Оформляя эту поездку, я все думала: что бы подарить Бродскому? И когда пошла за билетом, заглянула в «Букинист» недалеко от площади Маяковского. Я знала, что Бродский преподает теорию стихосложения в американских университетах, и, как нарочно, мне попались два сборника XIX века по теории и философии стихосложения. О, думаю, прекрасно! Покупаю и провожу их со страхом через таможню.
Хотя юбилей Ахматовой был в июне 1989 года, Бродский устроил вечер через полгода, 18 февраля 1990-го.
Мы с Анатолием Найманом приехали в Бостон, в Гарвардский университет за неделю до вечера.
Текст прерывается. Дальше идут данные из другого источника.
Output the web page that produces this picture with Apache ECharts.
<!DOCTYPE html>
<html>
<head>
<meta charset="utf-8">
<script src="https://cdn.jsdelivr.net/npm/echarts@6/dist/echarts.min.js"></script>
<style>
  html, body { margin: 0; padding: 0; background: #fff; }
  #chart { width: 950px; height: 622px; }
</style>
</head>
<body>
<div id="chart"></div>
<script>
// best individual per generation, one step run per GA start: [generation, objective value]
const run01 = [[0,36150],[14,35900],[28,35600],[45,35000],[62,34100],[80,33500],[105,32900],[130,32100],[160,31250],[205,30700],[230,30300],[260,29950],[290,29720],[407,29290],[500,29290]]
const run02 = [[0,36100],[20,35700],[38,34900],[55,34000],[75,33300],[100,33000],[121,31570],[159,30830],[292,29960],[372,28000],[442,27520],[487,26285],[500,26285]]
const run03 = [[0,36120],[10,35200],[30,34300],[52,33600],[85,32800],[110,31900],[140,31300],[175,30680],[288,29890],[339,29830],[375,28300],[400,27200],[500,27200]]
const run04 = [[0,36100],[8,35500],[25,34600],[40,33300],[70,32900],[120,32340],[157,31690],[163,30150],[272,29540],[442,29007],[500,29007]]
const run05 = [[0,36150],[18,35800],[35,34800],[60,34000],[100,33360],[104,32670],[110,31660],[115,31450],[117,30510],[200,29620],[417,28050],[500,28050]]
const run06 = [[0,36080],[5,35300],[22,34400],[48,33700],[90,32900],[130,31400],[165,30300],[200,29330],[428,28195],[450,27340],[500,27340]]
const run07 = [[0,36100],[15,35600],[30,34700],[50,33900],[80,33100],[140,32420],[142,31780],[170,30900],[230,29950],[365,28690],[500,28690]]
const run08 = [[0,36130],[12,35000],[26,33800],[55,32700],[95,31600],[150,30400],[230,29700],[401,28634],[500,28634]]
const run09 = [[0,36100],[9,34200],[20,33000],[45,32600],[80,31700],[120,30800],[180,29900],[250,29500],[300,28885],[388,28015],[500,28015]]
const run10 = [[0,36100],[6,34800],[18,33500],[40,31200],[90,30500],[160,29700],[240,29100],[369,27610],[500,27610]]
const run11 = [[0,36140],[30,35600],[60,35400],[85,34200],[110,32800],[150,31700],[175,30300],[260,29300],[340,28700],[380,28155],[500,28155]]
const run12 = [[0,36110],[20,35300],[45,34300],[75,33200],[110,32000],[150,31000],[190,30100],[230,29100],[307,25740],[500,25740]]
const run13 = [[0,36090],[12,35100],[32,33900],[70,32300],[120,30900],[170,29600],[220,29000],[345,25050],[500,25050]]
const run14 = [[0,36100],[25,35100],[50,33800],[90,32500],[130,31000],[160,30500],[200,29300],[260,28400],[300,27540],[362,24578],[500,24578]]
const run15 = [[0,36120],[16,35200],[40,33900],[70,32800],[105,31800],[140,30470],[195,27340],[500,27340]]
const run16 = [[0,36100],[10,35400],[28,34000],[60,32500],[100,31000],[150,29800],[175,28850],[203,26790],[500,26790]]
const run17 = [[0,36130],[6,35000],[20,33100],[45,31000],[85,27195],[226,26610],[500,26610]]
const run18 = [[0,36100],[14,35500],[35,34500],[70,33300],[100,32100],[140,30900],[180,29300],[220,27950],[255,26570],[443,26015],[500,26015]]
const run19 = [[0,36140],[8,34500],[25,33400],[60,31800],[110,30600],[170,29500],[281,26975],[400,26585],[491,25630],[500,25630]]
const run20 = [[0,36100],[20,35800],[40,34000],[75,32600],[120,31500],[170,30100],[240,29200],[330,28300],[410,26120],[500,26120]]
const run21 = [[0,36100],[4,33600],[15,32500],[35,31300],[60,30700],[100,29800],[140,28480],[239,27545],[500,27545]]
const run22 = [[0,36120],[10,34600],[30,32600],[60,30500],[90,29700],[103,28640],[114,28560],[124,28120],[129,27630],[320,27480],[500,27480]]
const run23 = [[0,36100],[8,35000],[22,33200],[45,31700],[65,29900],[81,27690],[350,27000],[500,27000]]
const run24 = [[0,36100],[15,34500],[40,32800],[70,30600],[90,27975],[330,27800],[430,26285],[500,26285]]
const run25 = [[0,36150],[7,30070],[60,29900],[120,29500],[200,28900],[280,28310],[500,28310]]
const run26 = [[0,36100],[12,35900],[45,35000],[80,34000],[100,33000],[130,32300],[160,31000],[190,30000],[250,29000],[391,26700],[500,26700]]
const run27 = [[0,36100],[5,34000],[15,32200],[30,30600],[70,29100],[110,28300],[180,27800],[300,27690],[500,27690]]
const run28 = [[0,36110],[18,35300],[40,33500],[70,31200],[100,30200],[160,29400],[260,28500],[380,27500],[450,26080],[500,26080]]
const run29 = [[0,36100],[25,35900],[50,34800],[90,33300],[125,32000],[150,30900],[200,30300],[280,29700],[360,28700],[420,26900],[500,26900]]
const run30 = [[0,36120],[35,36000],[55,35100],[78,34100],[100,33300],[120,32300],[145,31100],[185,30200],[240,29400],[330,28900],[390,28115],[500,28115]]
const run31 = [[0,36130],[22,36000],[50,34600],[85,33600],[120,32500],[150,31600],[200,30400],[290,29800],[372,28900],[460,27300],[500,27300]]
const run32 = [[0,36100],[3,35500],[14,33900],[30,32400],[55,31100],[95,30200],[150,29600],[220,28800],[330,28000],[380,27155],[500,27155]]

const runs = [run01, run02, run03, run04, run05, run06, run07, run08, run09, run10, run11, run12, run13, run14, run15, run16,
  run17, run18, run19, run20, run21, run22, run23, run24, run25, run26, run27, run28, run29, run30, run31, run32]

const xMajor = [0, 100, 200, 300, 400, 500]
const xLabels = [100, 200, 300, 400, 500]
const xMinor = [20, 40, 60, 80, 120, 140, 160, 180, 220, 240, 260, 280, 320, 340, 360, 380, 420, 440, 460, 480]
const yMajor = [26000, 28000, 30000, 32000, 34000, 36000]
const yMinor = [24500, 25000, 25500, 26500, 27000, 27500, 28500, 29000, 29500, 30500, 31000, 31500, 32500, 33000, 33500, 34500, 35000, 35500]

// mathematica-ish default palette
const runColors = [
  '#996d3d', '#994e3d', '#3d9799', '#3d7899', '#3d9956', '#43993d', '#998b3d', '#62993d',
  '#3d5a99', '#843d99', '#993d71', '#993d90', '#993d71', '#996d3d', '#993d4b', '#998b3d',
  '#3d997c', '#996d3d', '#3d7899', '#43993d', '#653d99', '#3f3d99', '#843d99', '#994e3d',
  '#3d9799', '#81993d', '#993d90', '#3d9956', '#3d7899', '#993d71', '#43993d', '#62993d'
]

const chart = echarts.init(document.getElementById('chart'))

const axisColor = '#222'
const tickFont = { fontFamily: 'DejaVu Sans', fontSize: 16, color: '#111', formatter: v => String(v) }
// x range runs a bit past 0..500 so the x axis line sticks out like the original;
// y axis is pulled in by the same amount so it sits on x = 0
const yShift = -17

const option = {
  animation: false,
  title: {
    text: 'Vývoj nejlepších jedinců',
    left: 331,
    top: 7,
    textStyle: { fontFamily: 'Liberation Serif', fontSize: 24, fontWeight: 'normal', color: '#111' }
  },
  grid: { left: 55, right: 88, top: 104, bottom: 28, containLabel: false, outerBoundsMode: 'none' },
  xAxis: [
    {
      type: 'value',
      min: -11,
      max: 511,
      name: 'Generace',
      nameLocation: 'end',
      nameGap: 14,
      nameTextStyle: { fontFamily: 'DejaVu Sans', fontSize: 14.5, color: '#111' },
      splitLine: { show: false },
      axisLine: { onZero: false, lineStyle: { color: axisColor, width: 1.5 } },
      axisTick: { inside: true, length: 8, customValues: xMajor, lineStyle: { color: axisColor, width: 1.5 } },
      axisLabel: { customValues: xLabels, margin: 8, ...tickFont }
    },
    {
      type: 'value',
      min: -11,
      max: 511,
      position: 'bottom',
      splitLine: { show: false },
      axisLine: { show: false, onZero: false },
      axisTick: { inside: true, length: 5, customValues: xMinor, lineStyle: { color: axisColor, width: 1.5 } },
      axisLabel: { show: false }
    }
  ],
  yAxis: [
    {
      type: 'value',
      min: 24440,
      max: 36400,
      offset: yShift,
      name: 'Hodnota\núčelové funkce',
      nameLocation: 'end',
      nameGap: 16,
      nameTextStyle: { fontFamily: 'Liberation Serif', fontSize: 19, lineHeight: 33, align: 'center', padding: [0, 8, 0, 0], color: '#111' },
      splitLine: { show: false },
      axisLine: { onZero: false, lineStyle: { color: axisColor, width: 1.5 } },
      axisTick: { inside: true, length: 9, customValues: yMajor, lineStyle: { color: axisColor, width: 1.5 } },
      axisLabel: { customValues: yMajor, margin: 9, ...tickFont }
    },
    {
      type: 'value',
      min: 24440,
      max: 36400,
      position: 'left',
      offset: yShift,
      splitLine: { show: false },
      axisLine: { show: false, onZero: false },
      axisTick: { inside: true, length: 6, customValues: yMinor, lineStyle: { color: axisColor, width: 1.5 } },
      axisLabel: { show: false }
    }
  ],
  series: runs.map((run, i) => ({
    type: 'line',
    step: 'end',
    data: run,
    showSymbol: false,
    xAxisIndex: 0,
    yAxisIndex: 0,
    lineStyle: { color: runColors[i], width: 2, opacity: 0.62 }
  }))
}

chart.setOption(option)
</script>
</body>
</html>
Я помню огромные сугробы, расчищенные дорожки, красные каменные дома, белок, которые никого не боялись. А по расчищенным снежным дорожкам из библиотеки – в столовую, из столовой – на лекцию бегали студенты в башмаках на босу ногу, в майках и шортах.
В Бостоне я была не первый раз. Кажется, за год до того в городском театре мы играли «Федру». Но тогда я жила в гостинице, надо было много работать. А тут нас с Найманом поселили в прекрасный старый двухэтажный гостевой дом в викторианском стиле, с милым служителем, который готовил нам завтраки. Можно было ничего не делать, гулять, ходить на званые ужины.
Вот мы и гуляли подолгу; я все время расспрашивала Наймана про Ахматову, и по его рассказам у меня сложилось ощущение некой его «близорукости» – из-за слишком близкого расстояния (такое же ощущение, кстати, возникает, когда читаешь записки современников о Пушкине или о Достоевском). Это мое ощущение подтвердилось и позднее, когда я читала наймановские воспоминания. Видимо, о близких людях писать не стоит, ибо надо все время держать себя в узде.